Gun Talk with Harold Harton

2010-03-09 / Sports

Bluford Cox, early-day outlaw

Harold Harton is a veteran outdoorsman and photographer, and a longtime contributor to the Lampasas Dispatch Record. I recently came across another story about one of the Cox family who used to live on the place owned by my son Hal on County Road 3430.

Pleasant Cox settled on that place in the 1800s. The third child of Pleasant and Martha Cox was a boy named Bluford. Bluford killed his first man before he was 18 years old. That killing was followed by 26 others, so he had 27 notches on his six gun.

Not long after “Blu” killed his first man, he killed another by the name of Doolittle in a Lampasas saloon. In this fight, he lost one of his ears. All this happened during the Higgins-Horrell feud.

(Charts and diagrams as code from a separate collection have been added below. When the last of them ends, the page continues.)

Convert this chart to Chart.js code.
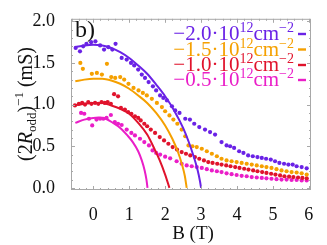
<!DOCTYPE html>
<html><head><meta charset="utf-8">
<script src="https://cdn.jsdelivr.net/npm/chart.js@4/dist/chart.umd.min.js"></script>
<style>html,body{margin:0;padding:0;background:#fff}#w{width:327px;height:245px}</style>
</head><body><div id="w"><canvas id="c" width="327" height="245"></canvas></div>
<script>
const seriesLabels = ['\u22122.0', '\u22121.5', '\u22121.0', '\u22120.5'];
const seriesColors = ['#6a22e6', '#f5a000', '#e0132c', '#ea1ec8'];
const xTickValues = [0, 1, 2, 3, 4, 5, 6];
const yTickValues = [0, 0.5, 1, 1.5, 2];

const dots20 = [[-0.49,1.68],[-0.37,1.64],[-0.28,1.70],[-0.19,1.73],[-0.06,1.75],[0.06,1.76],[0.19,1.71],[0.30,1.66],[0.42,1.69],[0.53,1.66],[0.62,1.73],[0.79,1.56],[0.93,1.54],[1.05,1.50],[1.14,1.47],[1.25,1.42],[1.35,1.36],[1.44,1.32],[1.54,1.27],[1.66,1.22],[1.75,1.17],[1.86,1.11],[1.95,1.08],[2.05,1.05],[2.19,0.98],[2.28,0.93],[2.40,0.90],[2.56,0.83],[2.69,0.82],[2.81,0.77],[2.95,0.73],[3.11,0.70],[3.25,0.67],[3.39,0.64],[3.57,0.55],[3.71,0.51],[3.81,0.50],[3.92,0.48],[4.06,0.44],[4.18,0.42],[4.31,0.39],[4.44,0.38],[4.57,0.37],[4.69,0.36],[4.81,0.35],[4.94,0.34],[5.06,0.32],[5.18,0.30],[5.31,0.29],[5.43,0.28],[5.55,0.28],[5.66,0.26],[5.80,0.25],[5.94,0.235]];
const dots15 = [[-0.36,1.50],[-0.29,1.43],[-0.04,1.37],[0.10,1.38],[0.24,1.36],[0.38,1.49],[0.50,1.33],[0.61,1.32],[0.75,1.33],[0.86,1.30],[0.98,1.25],[1.12,1.20],[1.26,1.17],[1.38,1.14],[1.49,1.11],[1.63,1.07],[1.77,1.02],[1.91,0.97],[2.00,0.92],[2.12,0.87],[2.23,0.82],[2.34,0.77],[2.46,0.70],[2.56,0.62],[2.65,0.51],[2.76,0.50],[2.88,0.49],[3.02,0.47],[3.16,0.44],[3.30,0.41],[3.44,0.38],[3.57,0.35],[3.71,0.33],[3.85,0.32],[3.99,0.31],[4.13,0.30],[4.27,0.29],[4.41,0.28],[4.55,0.27],[4.69,0.26],[4.82,0.25],[4.96,0.24],[5.10,0.225],[5.24,0.21],[5.38,0.20],[5.52,0.19],[5.66,0.185],[5.80,0.175],[5.94,0.16]];
const dots10 = [[-0.51,0.99],[-0.40,1.01],[-0.31,1.02],[-0.23,1.00],[-0.14,1.03],[-0.05,1.01],[0.05,1.02],[0.14,1.01],[0.23,1.03],[0.32,1.02],[0.40,1.03],[0.49,1.01],[0.58,1.125],[0.69,1.10],[0.77,0.96],[0.88,0.94],[0.97,0.91],[1.06,0.89],[1.16,0.86],[1.25,0.84],[1.32,0.81],[1.42,0.77],[1.50,0.74],[1.60,0.70],[1.72,0.66],[1.85,0.61],[1.97,0.57],[2.09,0.53],[2.21,0.49],[2.33,0.46],[2.46,0.43],[2.58,0.41],[2.70,0.39],[2.83,0.37],[2.95,0.35],[3.08,0.33],[3.20,0.31],[3.32,0.30],[3.45,0.29],[3.57,0.28],[3.70,0.27],[3.82,0.26],[3.95,0.25],[4.07,0.24],[4.20,0.23],[4.32,0.22],[4.45,0.21],[4.57,0.20],[4.70,0.19],[4.82,0.18],[4.95,0.17],[5.07,0.16],[5.20,0.15],[5.32,0.14],[5.45,0.135],[5.57,0.13],[5.70,0.125],[5.82,0.12],[5.94,0.115]];
const dots05 = [[-0.34,0.90],[-0.25,0.89],[-0.12,0.83],[-0.03,0.75],[0.09,0.82],[0.19,0.83],[0.28,0.83],[0.37,0.84],[0.49,0.875],[0.60,0.79],[0.69,0.77],[0.79,0.755],[0.93,0.70],[1.06,0.66],[1.16,0.63],[1.30,0.59],[1.42,0.55],[1.55,0.51],[1.65,0.45],[1.75,0.42],[1.86,0.40],[2.00,0.375],[2.14,0.355],[2.32,0.32],[2.46,0.29],[2.60,0.27],[2.74,0.26],[2.88,0.25],[3.02,0.24],[3.16,0.225],[3.30,0.21],[3.44,0.20],[3.57,0.19],[3.71,0.175],[3.85,0.165],[3.99,0.155],[4.13,0.145],[4.27,0.14],[4.41,0.13],[4.55,0.125],[4.69,0.12],[4.82,0.115],[4.96,0.11],[5.10,0.105],[5.24,0.10],[5.38,0.10],[5.52,0.095],[5.66,0.095],[5.80,0.09],[5.94,0.09]];

const fit20 = [[-0.5,1.69],[-0.25,1.71],[0,1.72],[0.25,1.71],[0.5,1.68],[0.75,1.63],[1.0,1.56],[1.25,1.47],[1.5,1.37],[1.75,1.24],[2.0,1.10],[2.25,0.93],[2.5,0.72],[2.65,0.56],[2.8,0.37],[2.9,0.22],[2.97,0.08],[3.0,0]];
const fit15 = [[-0.5,1.28],[-0.25,1.30],[0,1.31],[0.25,1.31],[0.5,1.29],[0.75,1.25],[1.0,1.19],[1.25,1.11],[1.5,1.02],[1.75,0.90],[2.0,0.75],[2.2,0.59],[2.35,0.44],[2.47,0.28],[2.55,0.14],[2.6,0]];
const fit10 = [[-0.5,0.99],[-0.25,1.01],[0,1.02],[0.25,1.02],[0.5,0.99],[0.75,0.95],[1.0,0.89],[1.25,0.78],[1.5,0.64],[1.7,0.47],[1.85,0.33],[2.0,0.16],[2.12,0]];
const fit05 = [[-0.5,0.78],[-0.25,0.82],[0,0.84],[0.15,0.845],[0.35,0.83],[0.55,0.78],[0.75,0.72],[0.95,0.63],[1.1,0.55],[1.25,0.44],[1.35,0.33],[1.43,0.21],[1.48,0.10],[1.51,0]];

const dotSets = [dots20, dots15, dots10, dots05];
const fitSets = [fit20, fit15, fit10, fit05];
const toXY = a => a.map(p => ({x: p[0], y: p[1]}));

const datasets = [];
fitSets.forEach((f, i) => datasets.push({data: toXY(f), showLine: true, borderColor: seriesColors[i], borderWidth: 2, pointRadius: 0, cubicInterpolationMode: 'monotone', fill: false}));
dotSets.forEach((d, i) => datasets.push({data: toXY(d), showLine: false, pointRadius: 2.1, pointBorderWidth: 0, backgroundColor: seriesColors[i], borderColor: seriesColors[i]}));

const SERIF = '"Liberation Serif", "DejaVu Serif", serif';

function richText(ctx, parts, x, y, measureOnly) {
  let cx = x;
  for (const p of parts) {
    ctx.font = (p.italic ? 'italic ' : '') + p.size + 'px ' + SERIF;
    const w = ctx.measureText(p.t).width;
    if (!measureOnly) ctx.fillText(p.t, cx, y + (p.dy || 0));
    cx += w + (p.gap || 0);
  }
  return cx - x;
}

const decor = {
  id: 'decor',
  afterDraw(chart) {
    const ctx = chart.ctx, a = chart.chartArea, xs = chart.scales.x, ys = chart.scales.y;
    ctx.save();
    ctx.strokeStyle = '#a8a8a8'; ctx.lineWidth = 1;
    ctx.strokeRect(a.left + 0.5, a.top + 0.5, a.right - a.left - 1, a.bottom - a.top - 1);
    ctx.beginPath();
    for (let v = -0.6; v <= 6.05; v += 0.2) {
      const r = Math.round(v * 5) / 5;
      const px = Math.round(xs.getPixelForValue(r)) + 0.5;
      if (px < a.left + 1 || px > a.right - 1) continue;
      const L = Math.abs(r - Math.round(r)) < 1e-6 ? 4 : 2;
      ctx.moveTo(px, a.bottom); ctx.lineTo(px, a.bottom - L);
      ctx.moveTo(px, a.top); ctx.lineTo(px, a.top + L);
    }
    for (let v = 0; v <= 2.001; v += 0.1) {
      const r = Math.round(v * 10) / 10;
      const py = Math.round(ys.getPixelForValue(r)) + 0.5;
      const L = Math.abs(r * 2 - Math.round(r * 2)) < 1e-6 ? 4 : 2;
      ctx.moveTo(a.left, py); ctx.lineTo(a.left + L, py);
      ctx.moveTo(a.right, py); ctx.lineTo(a.right - L, py);
    }
    ctx.stroke();

    ctx.fillStyle = '#111';
    ctx.textBaseline = 'alphabetic';
    ctx.font = '24px ' + SERIF;
    ctx.fillText('b)', a.left + 4, a.top + 18);

    // legend
    const rowY = [40, 55.5, 71, 86];
    seriesLabels.forEach((lab, i) => {
      const parts = [
        {t: lab + '\u00b710', size: 21},
        {t: '12', size: 14, dy: -8},
        {t: 'cm', size: 21},
        {t: '\u22122', size: 14, dy: -8}
      ];
      ctx.fillStyle = seriesColors[i];
      const w = richText(ctx, parts, 0, 0, true);
      const endX = 294;
      richText(ctx, parts, endX - w, rowY[i], false);
      ctx.strokeStyle = seriesColors[i]; ctx.lineWidth = 2.4;
      ctx.beginPath(); ctx.moveTo(298, rowY[i] - 6); ctx.lineTo(306, rowY[i] - 6); ctx.stroke();
    });

    // y title
    ctx.fillStyle = '#111';
    const tparts = [
      {t: '(2', size: 20},
      {t: 'R', size: 20, italic: true},
      {t: 'odd', size: 13, dy: 4},
      {t: ')', size: 20},
      {t: '\u22121', size: 13, dy: -9},
      {t: ' (mS)', size: 20}
    ];
    const tw = richText(ctx, tparts, 0, 0, true);
    ctx.translate(32, 104);
    ctx.rotate(-Math.PI / 2);
    richText(ctx, tparts, -tw / 2, 0, false);
    ctx.restore();

    ctx.save();
    ctx.fillStyle = '#111';
    ctx.font = '19px ' + SERIF;
    ctx.textAlign = 'center';
    ctx.fillText('B (T)', (a.left + a.right) / 2 + 2, 239);
    ctx.restore();
  }
};

new Chart(document.getElementById('c'), {
  type: 'scatter',
  data: {datasets},
  options: {
    responsive: false, animation: false, devicePixelRatio: 1,
    layout: {padding: {left: 0, right: 16, top: 10, bottom: 0}},
    plugins: {legend: {display: false}, tooltip: {enabled: false}},
    scales: {
      x: {
        type: 'linear', min: -0.62, max: 6.06,
        afterBuildTicks: s => { s.ticks = xTickValues.map(v => ({value: v})); },
        afterFit: s => { s.height = 55; },
        grid: {display: false}, border: {display: false},
        ticks: {color: '#111', font: {family: SERIF, size: 18}, padding: 6, maxRotation: 0, callback: v => String(v)}
      },
      y: {
        type: 'linear', min: -0.025, max: 2.03,
        afterBuildTicks: s => { s.ticks = yTickValues.map(v => ({value: v})); },
        afterFit: s => { s.width = 71; },
        grid: {display: false}, border: {display: false},
        ticks: {color: '#111', font: {family: SERIF, size: 18}, padding: 8, callback: v => Number(v).toFixed(1)}
      }
    }
  },
  plugins: [decor]
});
</script></body></html>
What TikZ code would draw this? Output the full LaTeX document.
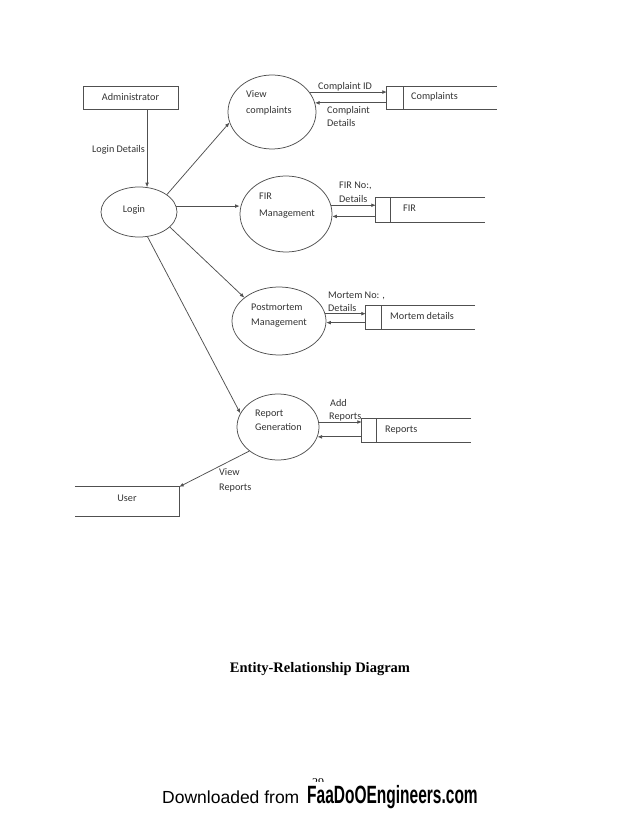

Blu took up with the Pink Higgins bunch and experienced a lot of running gun battles on horseback between the two gangs.

Blu was arrested for murdering Thomas Gardner, but Blu claimed he had killed him in self-defense. He reported the killing to his older brother, John Thomas Cox, who was a Texas Ranger.

It seems Blu had his 15-year-old handicapped nephew with him in town that day. This Thomas Gardner had picked on the youngster while they were in a saloon. When Gardner went out of the saloon, Blu followed him and challenged him about the incident and killed him.

In an arraignment on June 19, 1871, Blu was charged with murder, and his bond was set at $4,000. This bond was posted by Pleasant Cox, John Bybee, D.W. Smart, I.J. Barber, W.R. Blevins and Jasper Owens.

Postponements of the trial were requested, and delaying tactics were set in motion, but when it became apparent that Blu was going to trial, his brother James smuggled him out of the area to El Paso hidden under a wagon load of hides.

John Bybee and Harry Clark, brothers-in-law to Blu, appeared in court in May 1873 and reported that Blu had been killed in April of 1873 in Lampasas County in a gun battle with the Horrell gang. Blu’s father appeared in court with a blood-stained shirt and coat that he testified his son was wearing when he was shot and killed. Pleasant Cox also testified that a search was made for Blu’s body, but they were unable to find it and said only the Horrell gang knew where it was. How they were able to have the shirt and coat but not the body is a mystery.

Whether he was killed in Lampasas County by the Horrell gang or whether he lived a full life in El Paso remains unknown.